Digital technology is expanding fast, and employees and third party businesses require access to an increasing range of connected devices, each consuming data on the network to help them improve business performance.
At VINCI Energies, we welcome this smarter, more connected environment as a way to improve productivity across manufacturers. But as we tell our customers every day, it’s vital to have an ICT infrastructure which is resilient enough to adapt and handle increased traffic that comes from a variety of devices and data-sources accessing the network.
Managing increased traffic in the network
This year’s Annual Manufacturing Report showed that most manufacturers take a pragmatic view of connectivity’s impact on productivity. The truth is that, depending on the way it’s implemented, better ICT networks can offer significant opportunities to bolster agility, flexibility, and productivity.

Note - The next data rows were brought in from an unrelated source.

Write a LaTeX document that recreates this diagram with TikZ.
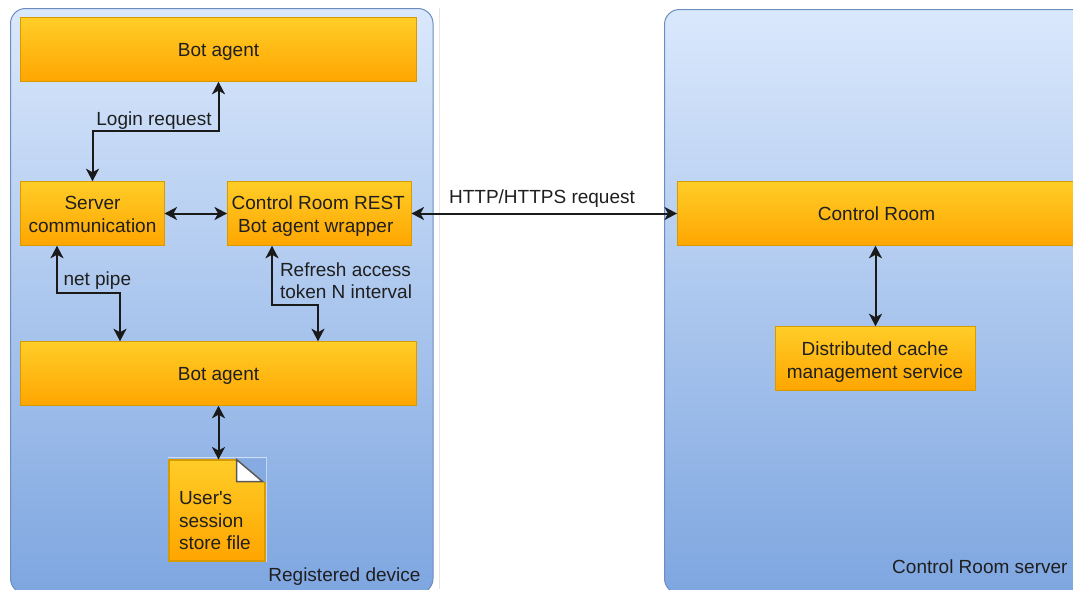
\documentclass[tikz,border=0pt]{standalone}
\usepackage{fontspec}
\setmainfont{Liberation Sans}
\usetikzlibrary{arrows.meta}
\definecolor{txt}{HTML}{1F1F1F}
\definecolor{lnk}{HTML}{1A1A1A}
\definecolor{pantop}{HTML}{DAE8FC}
\definecolor{panbot}{HTML}{7EA6E0}
\definecolor{panedge}{HTML}{6C8EBF}
\definecolor{boxtop}{HTML}{FFCD28}
\definecolor{boxbot}{HTML}{FFA500}
\definecolor{boxedge}{HTML}{D79B00}
\tikzset{
  panel/.style={rectangle,rounded corners=15pt,draw=panedge,line width=1pt,top color=pantop,bottom color=panbot,inner sep=0pt,outer sep=0pt,anchor=north west},
  box/.style={rectangle,draw=boxedge,line width=1pt,top color=boxtop,bottom color=boxbot,inner sep=0pt,outer sep=0pt},
  lbl/.style={inner sep=0pt,outer sep=0pt,text=txt,align=left,font=\fontsize{19}{22.5}\selectfont},
  boxlbl/.style={lbl,align=center},
  link/.style={draw=lnk,line width=2pt,{Stealth[length=12.5pt,width=13pt,inset=3.5pt]}-{Stealth[length=12.5pt,width=13pt,inset=3.5pt]}}
}
\begin{document}
\begin{tikzpicture}[x=1pt,y=-1pt]
\clip (0,0) rectangle (1073,589);
\fill[white] (0,0) rectangle (1073,589);
\draw[draw=black!10,line width=1pt] (439,8) -- (439,589);
\node[panel,minimum width=422.5pt,minimum height=585pt] (left) at (10.5,8.5) {};
\node[panel,minimum width=460pt,minimum height=584pt] (right) at (664.5,9.5) {};

\node[box,minimum width=396pt,minimum height=64.5pt,label={[boxlbl,yshift=-2.5pt]center:Bot agent}] (top) at (218.5,49.5) {};
\node[box,minimum width=144pt,minimum height=64.5pt,label={[boxlbl,yshift=-1pt]center:Server\\communication}] (srv) at (92.5,213.5) {};
\node[box,minimum width=184.5pt,minimum height=64.5pt,label={[boxlbl,yshift=-2.5pt,xshift=-1pt]center:Control Room REST\\\hspace*{-5pt}Bot agent wrapper}] (rest) at (319.25,213.5) {};
\node[box,minimum width=396pt,minimum height=64.5pt,label={[boxlbl,yshift=-2.5pt]center:Bot agent}] (bot) at (218.5,373.5) {};
\node[box,minimum width=420pt,minimum height=64.5pt,anchor=west,label={[boxlbl,xshift=-10.5pt,yshift=-0.5pt]center:Control Room}] (cr) at (677,213.5) {};
\node[box,minimum width=199.5pt,minimum height=64.5pt,label={[boxlbl,yshift=-3.5pt,xshift=-0.5pt]center:Distributed cache\\management service}] (cache) at (875.5,358.5) {};

\node[box,line width=2pt,minimum width=96pt,minimum height=101pt] (file) at (216.5,510) {};
\draw[white,opacity=.55,line width=1pt] ([xshift=-1pt,yshift=2pt]file.north west) -- ([xshift=2pt,yshift=2pt]file.north east) -- ([xshift=2pt,yshift=-1pt]file.south east);
\fill[panbot!92!pantop] ([xshift=-28pt,yshift=1pt]file.north east) -- ([xshift=1.5pt,yshift=1pt]file.north east) -- ([xshift=1.5pt,yshift=-22.5pt]file.north east) -- cycle;
\fill[panbot!92!pantop] ([xshift=-28pt,yshift=1pt]file.north east) -- ([xshift=-2pt,yshift=-22pt]file.north east) -- ([xshift=1.5pt,yshift=-22.5pt]file.north east) -- cycle;
\filldraw[fill=white,draw=black!65,line width=1.5pt,line join=miter] ([xshift=-28pt]file.north east) -- ([xshift=-2pt,yshift=-22pt]file.north east) -- ([xshift=-28pt,yshift=-22pt]file.north east) -- cycle;
\node[lbl,anchor=west] (filet) at (179,521) {User\textquotesingle s\\session\\store file};

\draw[link] (srv.north) -- ++(0,-50) -| (top.south);
\draw[link] (srv.east) -- (rest.west);
\draw[link] (rest.east) -- (cr.west);
\draw[link] ([xshift=36.5pt]srv.south west) -- ++(0,47) -| ([xshift=99.5pt]bot.north west);
\draw[link] ([xshift=45pt]rest.south west) -- ++(0,59) -| ([xshift=297.5pt]bot.north west);
\draw[link] (bot.south) -- (bot.south |- file.north);
\draw[link] (cr.south -| cache.north) -- (cache.north);

\node[lbl] (login) at (154,121) {Login request};
\node[lbl] (http) at (542,199) {HTTP/HTTPS request};
\node[lbl,anchor=west] (np) at (63.5,281) {net pipe};
\node[lbl,anchor=west] (ref) at (280,280.5) {Refresh access\\token N interval};
\node[lbl,anchor=east] (regd) at (420.5,577) {Registered device};
\node[lbl,anchor=east] (crs) at (1067.5,566.5) {Control Room server};
\end{tikzpicture}
\end{document}
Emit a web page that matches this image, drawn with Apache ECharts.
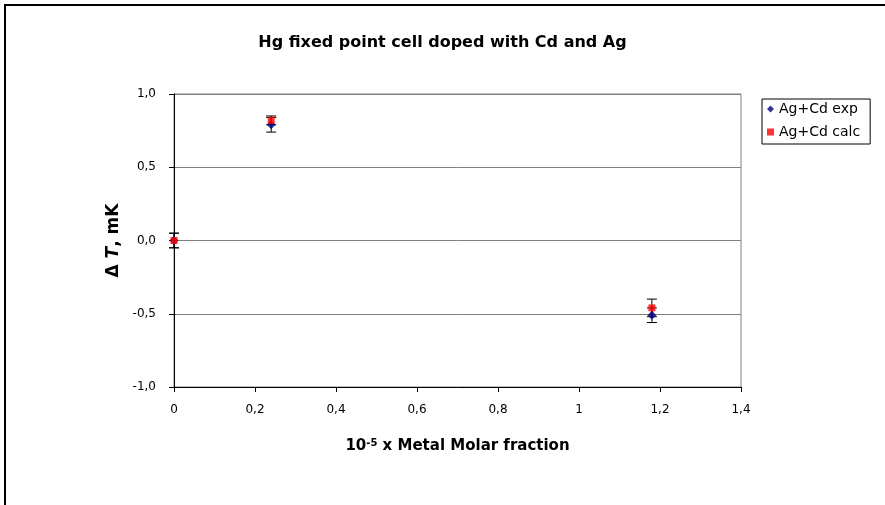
<!DOCTYPE html>
<html>
<head>
<meta charset="utf-8">
<script src="https://cdn.jsdelivr.net/npm/echarts@6/dist/echarts.min.js"></script>
<style>
  html, body { margin: 0; padding: 0; background: #fff; overflow: hidden; }
  #chart { width: 885px; height: 505px; }
</style>
</head>
<body>
<div id="chart"></div>
<script>
// data
var molarFraction = [0, 0.24, 1.18];
var expValues = [0.00, 0.79, -0.51];
var expErrors = [0.05, 0.05, 0.05];
var calcValues = [0.00, 0.82, -0.46];
var calcErrors = [0.05, 0.03, 0.06];

var seriesNames = ['Ag+Cd exp', 'Ag+Cd calc'];
var xTicks = [0, 0.2, 0.4, 0.6, 0.8, 1, 1.2, 1.4];
var yTicks = [-1, -0.5, 0, 0.5, 1];

var font = '"DejaVu Sans", Arial, sans-serif';

function commaX(v) {
    return String(Math.round(v * 10) / 10).replace('.', ',');
}
function commaY(v) {
    return v.toFixed(1).replace('.', ',');
}

function errorData(vals, errs) {
    return molarFraction.map(function (x, i) {
        return [x, vals[i] - errs[i], vals[i] + errs[i]];
    });
}

// vertical bar with caps, drawn through the axes
function renderErr(params, api) {
    var lo = api.coord([api.value(0), api.value(1)]);
    var hi = api.coord([api.value(0), api.value(2)]);
    var cap = 5;
    var st = { stroke: '#000', lineWidth: 1 };
    return {
        type: 'group',
        children: [
            { type: 'line', shape: { x1: lo[0], y1: lo[1], x2: hi[0], y2: hi[1] }, style: st },
            { type: 'line', shape: { x1: lo[0] - cap, y1: lo[1], x2: lo[0] + cap, y2: lo[1] }, style: st },
            { type: 'line', shape: { x1: hi[0] - cap, y1: hi[1], x2: hi[0] + cap, y2: hi[1] }, style: st }
        ]
    };
}

var chart = echarts.init(document.getElementById('chart'));

chart.setOption({
    animation: false,
    backgroundColor: '#fff',
    title: {
        text: 'Hg fixed point cell doped with Cd and Ag',
        left: 'center',
        top: 30,
        textStyle: { fontFamily: font, fontSize: 16, fontWeight: 'bold', color: '#000' }
    },
    legend: {
        orient: 'vertical',
        left: 762,
        top: 99,
        padding: [3, 10, 5, 5],
        itemGap: 9,
        itemWidth: 7,
        itemHeight: 7,
        borderColor: '#000',
        borderWidth: 1,
        textStyle: { fontFamily: font, fontSize: 14, color: '#000' },
        data: [
            { name: seriesNames[0], icon: 'diamond' },
            { name: seriesNames[1], icon: 'rect' }
        ]
    },
    grid: {
        left: 174,
        right: 144,
        top: 94,
        bottom: 118,
        show: true,
        borderColor: '#808080',
        borderWidth: 1
    },
    xAxis: {
        type: 'value',
        min: 0,
        max: 1.4,
        interval: 0.2,
        name: '10{sup|-5} x Metal Molar fraction',
        nameLocation: 'middle',
        nameGap: 51,
        nameTextStyle: {
            fontFamily: font, fontSize: 15, fontWeight: 'bold', color: '#000',
            rich: {
                sup: { fontFamily: font, fontSize: 10, fontWeight: 'bold', color: '#000', verticalAlign: 'top', padding: [0, 0, 7, 0] }
            }
        },
        axisLine: { onZero: false, lineStyle: { color: '#000', width: 1 } },
        axisTick: { inside: false, length: 5, lineStyle: { color: '#000' } },
        axisLabel: {
            margin: 17,
            fontFamily: font, fontSize: 12, color: '#000',
            formatter: commaX,
            customValues: xTicks
        },
        splitLine: { show: false }
    },
    yAxis: {
        type: 'value',
        min: -1,
        max: 1,
        interval: 0.5,
        name: '\u0394 {it|T}, mK',
        nameLocation: 'middle',
        nameGap: 51,
        nameRotate: 90,
        nameTextStyle: {
            fontFamily: font, fontSize: 17, fontWeight: 'bold', color: '#000',
            rich: {
                it: { fontFamily: font, fontSize: 17, fontWeight: 'bold', fontStyle: 'italic', color: '#000' }
            }
        },
        axisLine: { show: true, onZero: false, lineStyle: { color: '#000', width: 1 } },
        axisTick: { show: true, inside: false, length: 5, lineStyle: { color: '#000' } },
        axisLabel: {
            margin: 18,
            fontFamily: font, fontSize: 12, color: '#000',
            formatter: commaY,
            customValues: yTicks
        },
        splitLine: { show: true, lineStyle: { color: '#808080', width: 1 } }
    },
    graphic: [{
        type: 'polyline',
        shape: { points: [[5, 520], [5, 5], [900, 5]] },
        style: { stroke: '#000', lineWidth: 2, fill: null },
        silent: true
    }],
    series: [
        {
            type: 'custom',
            name: 'expErr',
            renderItem: renderErr,
            data: errorData(expValues, expErrors),
            z: 1,
            silent: true
        },
        {
            type: 'custom',
            name: 'calcErr',
            renderItem: renderErr,
            data: errorData(calcValues, calcErrors),
            z: 1,
            silent: true
        },
        {
            type: 'scatter',
            name: seriesNames[0],
            symbol: 'diamond',
            symbolSize: 9,
            itemStyle: { color: '#000080' },
            data: molarFraction.map(function (x, i) { return [x, expValues[i]]; }),
            z: 3
        },
        {
            type: 'scatter',
            name: seriesNames[1],
            symbol: 'rect',
            symbolSize: 7,
            itemStyle: { color: '#ff0000' },
            data: molarFraction.map(function (x, i) { return [x, calcValues[i]]; }),
            z: 4
        }
    ]
});
</script>
</body>
</html>
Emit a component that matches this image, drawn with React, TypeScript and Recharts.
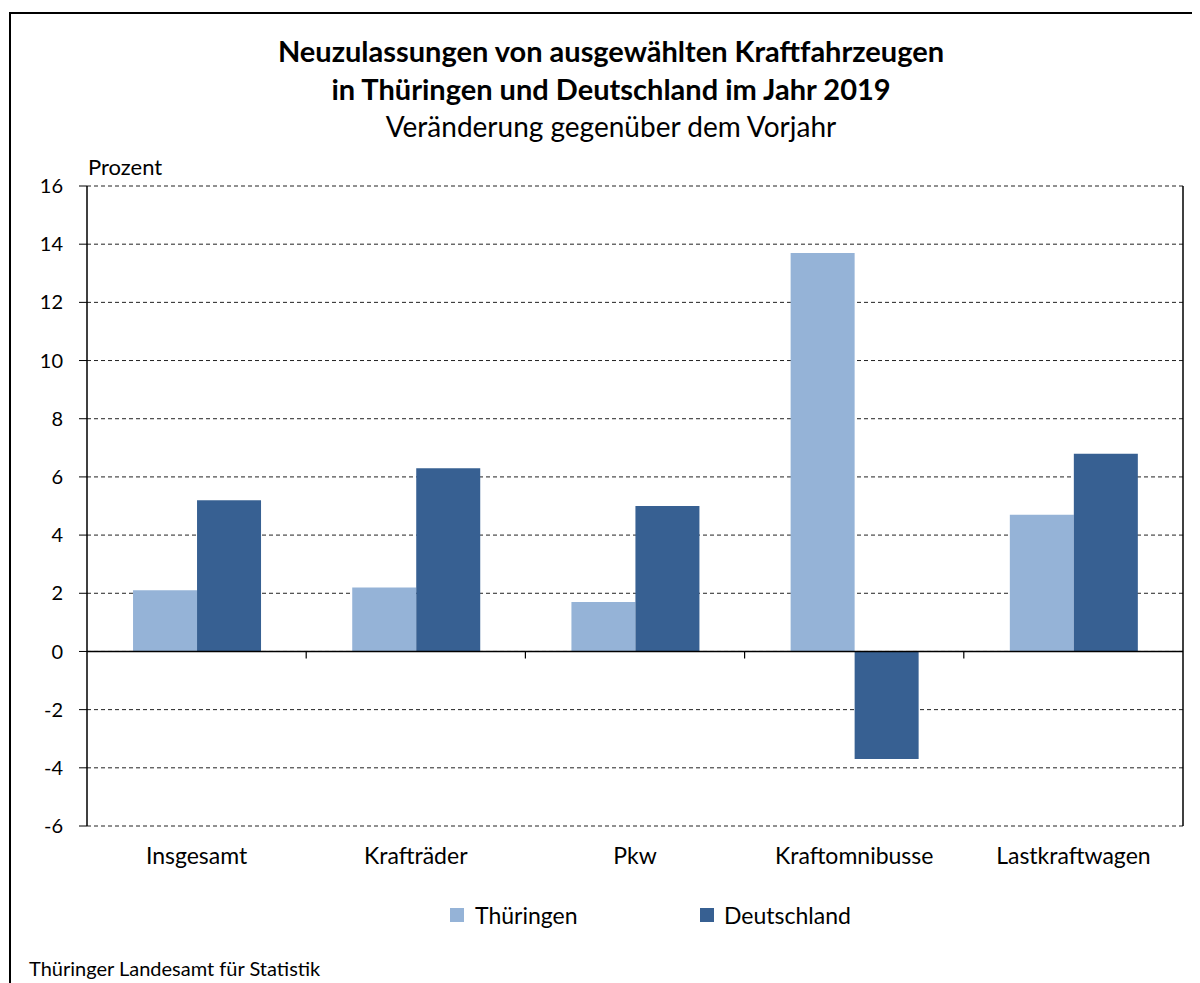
import { Bar, BarChart, CartesianGrid, ReferenceLine, XAxis, YAxis } from 'recharts';

const categories = ['Insgesamt', 'Krafträder', 'Pkw', 'Kraftomnibusse', 'Lastkraftwagen'];
const thueringen = [2.1, 2.2, 1.7, 13.7, 4.7];
const deutschland = [5.2, 6.3, 5.0, -3.7, 6.8];
const yTicks = [-6, -4, -2, 0, 2, 4, 6, 8, 10, 12, 14, 16];

const LIGHT = '#95b3d7';
const DARK = '#376092';
const FONT = 'Lato, "Noto Sans", sans-serif';

const data = categories.map((name, i) => ({
  name,
  thueringen: thueringen[i],
  deutschland: deutschland[i],
}));

// zero line with small tick marks at the category boundaries
function ZeroAxis(props: any) {
  const { x1, x2, y1 } = props;
  const step = (x2 - x1) / categories.length;
  const marks = [];
  for (let i = 1; i < categories.length; i++) {
    const x = x1 + step * i;
    marks.push(<line key={i} x1={x} x2={x} y1={y1} y2={y1 + 7} stroke="#000" strokeWidth={1.2} />);
  }
  return (
    <g>
      <line x1={x1} x2={x2} y1={y1} y2={y1} stroke="#000" strokeWidth={1.5} />
      {marks}
    </g>
  );
}

export default function App() {
  return (
    <div style={{ position: 'relative', width: 1200, height: 983, margin: '-8px 0 0 -8px', overflow: 'hidden', background: '#fff', fontFamily: FONT, color: '#000' }}>
      <div style={{ position: 'absolute', left: 9, top: 12, width: 1300, height: 1100, borderLeft: '2px solid #000', borderTop: '2px solid #000' }} />
      <div style={{ position: 'absolute', left: 0, width: 1222, top: 32, textAlign: 'center', fontSize: 29, fontWeight: 700, lineHeight: '38px' }}>
        Neuzulassungen von ausgewählten Kraftfahrzeugen
        <br />
        in Thüringen und Deutschland im Jahr 2019
      </div>
      <div style={{ position: 'absolute', left: 0, width: 1222, top: 110, textAlign: 'center', fontSize: 28, lineHeight: '32px' }}>
        Veränderung gegenüber dem Vorjahr
      </div>
      <div style={{ position: 'absolute', left: 88, top: 154, fontSize: 22, lineHeight: '26px' }}>Prozent</div>

      <div style={{ position: 'absolute', left: 0, top: 0 }}>
        <BarChart
          width={1200}
          height={983}
          data={data}
          margin={{ top: 186, right: 16, left: 0, bottom: 117 }}
          barCategoryGap="21%"
          barGap={0}
        >
          <CartesianGrid vertical={false} stroke="#222" strokeDasharray="4 3" />
          <XAxis
            dataKey="name"
            axisLine={false}
            tickLine={false}
            height={40}
            tickMargin={16}
            tick={{ fontSize: 23, fill: '#000', fontFamily: FONT }}
          />
          <YAxis
            width={87}
            domain={[-6, 16]}
            ticks={yTicks}
            interval={0}
            axisLine={{ stroke: '#000', strokeWidth: 1.5 }}
            tickLine={{ stroke: '#000' }}
            tickSize={8}
            tickMargin={16}
            tick={{ fontSize: 20, fill: '#000', fontFamily: FONT }}
          />
          <YAxis
            yAxisId="right"
            orientation="right"
            width={1}
            domain={[-6, 16]}
            tick={false}
            tickLine={false}
            axisLine={{ stroke: '#000', strokeWidth: 1.5 }}
          />
          <Bar dataKey="thueringen" name="Thüringen" fill={LIGHT} isAnimationActive={false} />
          <Bar dataKey="deutschland" name="Deutschland" fill={DARK} isAnimationActive={false} />
          <ReferenceLine y={0} shape={ZeroAxis} />
        </BarChart>
      </div>

      <div style={{ position: 'absolute', left: 450, top: 901, display: 'flex', alignItems: 'center', fontSize: 23, lineHeight: '28px' }}>
        <span style={{ display: 'inline-block', width: 14, height: 14, background: LIGHT, marginRight: 11 }} />
        Thüringen
      </div>
      <div style={{ position: 'absolute', left: 700, top: 901, display: 'flex', alignItems: 'center', fontSize: 23, lineHeight: '28px' }}>
        <span style={{ display: 'inline-block', width: 14, height: 14, background: DARK, marginRight: 10 }} />
        Deutschland
      </div>
      <div style={{ position: 'absolute', left: 29, top: 955, fontSize: 20, lineHeight: '26px' }}>
        Thüringer Landesamt für Statistik
      </div>
    </div>
  );
}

What’s certain is that for many companies, increased connectivity most likely means upgrading multiple elements of existing ICT infrastructure, including the underlying network that carries data between on- and off-site systems.
An employee today might come to work with a phone, laptop, tablet and smartwatch, quadrupling the amount of traffic travelling across their network.
Manufacturers often undertake point network upgrades as a low cost way to cope with this extra traffic. The problem is, much like patching or building new road network bypasses, you are just delaying an inevitable and significant congestion problem.
At that point, it becomes a question of how you can use existing routes more effectively. And just as motorways now use smart gantries to analyse the speed of traffic and change speed limits and lane allocation in real time to keep things moving, critical networks can be streamlined using solutions like software-defined wide area network (SD-WAN) as a traffic management system.
This allows companies to direct data differently based on the information that data contains, and on how important it is, just as a motorway has multiple lanes which can allow faster cars to overtake slow moving freight and avoid delays that might otherwise come from road works and other obstacles.
By investing in improved ICT infrastructure, companies can see better returns on investment they make into upgrading their equipment, while implementing smarter processes that allow employees to concentrate on helping the business perform. And deploying these solutions is more cost-effective and less time-intensive than simply throwing more bandwidth at the problem.
The future of productivity in manufacturing
You can look at companies’ ICT networks as the glue which supports the increasing digitalisation we’re seeing across manufacturing.
EEF’s Productivity: state of the manufacturing nation report showed that acquiring systems which support connected machines and allow the capture and processing of large amounts of data will be more prominent in the investment decisions of manufacturers over the next five years.
While systems like AR, VR, 3D printing, robotics and IoT may push the boundaries of network performance in the near term, the ICT sector is a fluent and rapidly developing environment. Manufacturers’ networks must be sufficiently flexible to cope with increasing application and service demands for the next five to ten years.
Investing in upgrading networks will help manufacturers to improve their productivity and make best use of the new technologies and innovative solutions that are the future of the production line.